I believe the confusion here is the word "repository." In Docker, a repository is any group of builds of an image with the same name, and potentially multiple tags. A "registry" server, like hub.docker.com or your own private registry, holds multiple repositories, e.g. the redis repository on the public registry. That one repository has multiple tags for different versions of the build.
So with that background, to answer your questions:
- ouruser/sinatra is located on your local Docker host until you do a
docker push
- No, the repository and the tag is the name of the image.
- While local on your system, you can use this image locally. Once you push it up to a registry, you can then pull it down to any other Docker host that has access to that registry. And if you do a
docker save
you can save that image for a docker load
on another host.
- I'm sure there is documentation covering this somewhere on docs.docker.com, but I learned from a class.

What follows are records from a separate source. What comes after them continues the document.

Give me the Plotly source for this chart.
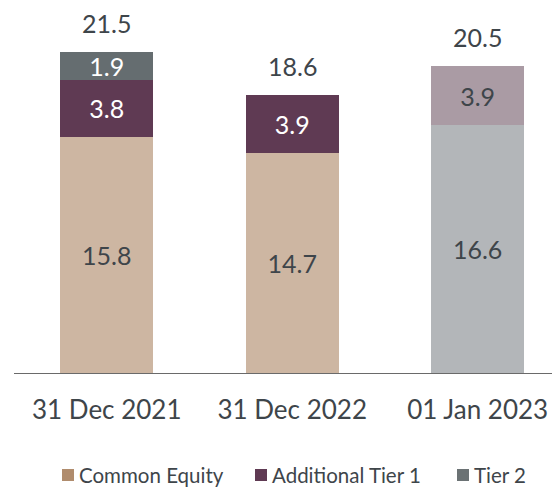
import plotly.graph_objects as go

categories = ["31 Dec 2021", "31 Dec 2022", "01 Jan 2023"]
common_equity = [15.8, 14.7, 16.6]
additional_tier1 = [3.8, 3.9, 3.9]
tier2 = [1.9, None, None]
totals = [21.5, 18.6, 20.5]
legend_names = ["Common Equity", "Additional Tier 1", "Tier 2"]
legend_colors = ["#b08c6d", "#5f3a53", "#6b7274"]

FONT = "Lato"
TXT = "#3e454a"
W, H = 560, 488
ML, MR, MT, MB = 6, 0, 0, 123
PW, PH = W - ML - MR, H - MT - MB

fig = go.Figure()
fig.add_trace(go.Bar(
    x=categories, y=common_equity, name="Common Equity",
    marker=dict(color=["#cdb6a2", "#cdb6a2", "#b3b6b9"], line=dict(width=0)),
    text=[f"{v}" for v in common_equity], textposition="inside",
    insidetextanchor="middle", textfont=dict(color=TXT, size=25, family=FONT),
    showlegend=False,
))
fig.add_trace(go.Bar(
    x=categories, y=additional_tier1, name="Additional Tier 1",
    marker=dict(color=["#5f3a53", "#5f3a53", "#aa9ba4"], line=dict(width=0)),
    text=[f"{v}" for v in additional_tier1], textposition="inside",
    insidetextanchor="middle",
    textfont=dict(color=["white", "white", TXT], size=25, family=FONT),
    showlegend=False,
))
fig.add_trace(go.Bar(
    x=categories, y=tier2, name="Tier 2",
    marker=dict(color="#656d70", line=dict(width=0)),
    text=[f"{v}" if v is not None else "" for v in tier2], textposition="inside",
    insidetextanchor="middle", textfont=dict(color="white", size=25, family=FONT),
    showlegend=False,
))

for c, t in zip(categories, totals):
    fig.add_annotation(x=c, y=t, text=f"{t}", showarrow=False, yanchor="bottom",
                       yshift=12, font=dict(size=25, color=TXT, family=FONT))

# manual legend (figure pixel positions converted to paper coords)
def px(x):
    return (x - ML) / PW

def py(y):
    return (MT + PH - y) / PH

swatch_x = [54, 247, 449]
for sx, nm, col in zip(swatch_x, legend_names, legend_colors):
    fig.add_shape(type="rect", xref="paper", yref="paper",
                  x0=px(sx), x1=px(sx + 12), y0=py(473), y1=py(461),
                  fillcolor=col, line=dict(width=0))
    fig.add_annotation(xref="paper", yref="paper", x=px(sx + 15), y=py(467),
                       text=nm, showarrow=False, xanchor="left", yanchor="middle",
                       font=dict(size=20.5, color=TXT, family=FONT))

fig.update_layout(
    width=W, height=H, barmode="stack", bargap=0.5,
    margin=dict(l=ML, r=MR, t=MT, b=MB),
    paper_bgcolor="white", plot_bgcolor="white",
    font=dict(family=FONT, color=TXT),
    showlegend=False,
    xaxis=dict(range=[-0.5, 2.487], showline=True, linecolor="#6a6a6a", linewidth=1,
               ticks="", tickfont=dict(size=26, color=TXT, family=FONT), showgrid=False,
               ticklabelstandoff=14),
    yaxis=dict(range=[0, 24.41], visible=False, showgrid=False),
    uniformtext=dict(mode="show", minsize=25),
)
fig.write_html("out.html")
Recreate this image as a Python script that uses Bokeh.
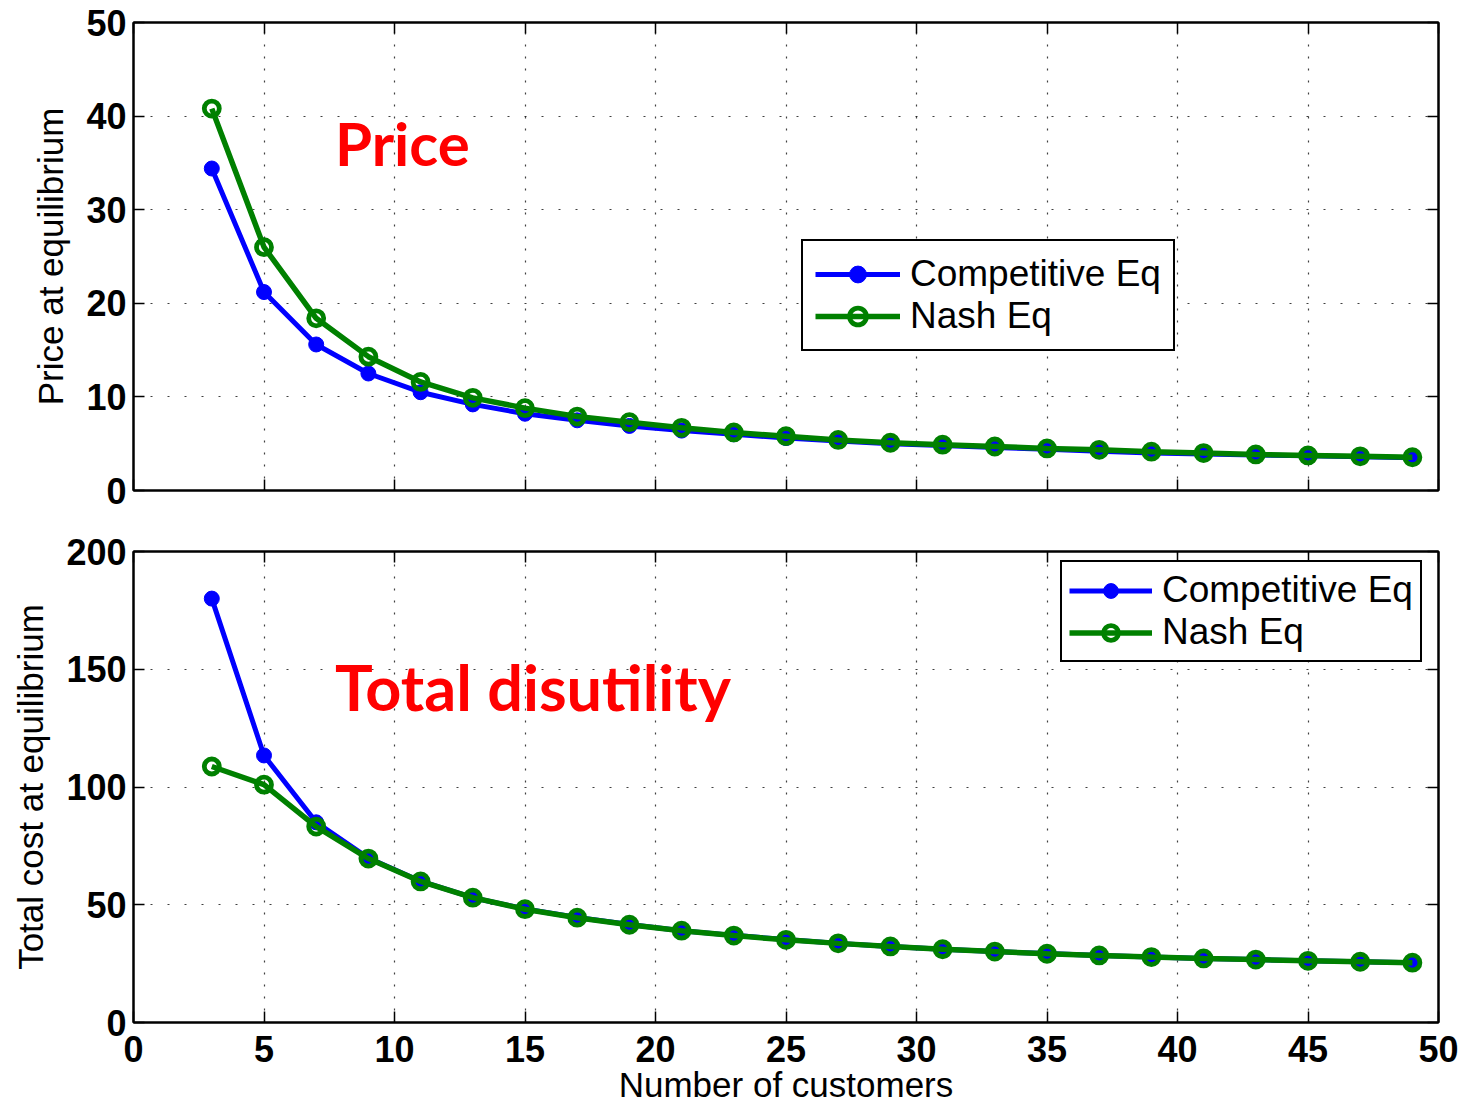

- The username/imagebase format came about to support pushing to your own namespace in hub.docker.com. Without that, whoever makes the first "Redis" image calls it "redis" while the next person makes their own repository called "redis-improved", and we quickly get into a jumble of confusing names where it's not clear who made what and what is a reputable image. That naming isn't required for images you make locally, but is still encouraged since images you pull from hub.docker.com may lack a username if they are maintained by Docker themselves. Without your username, you won't know which images you pulled down and which you built yourself.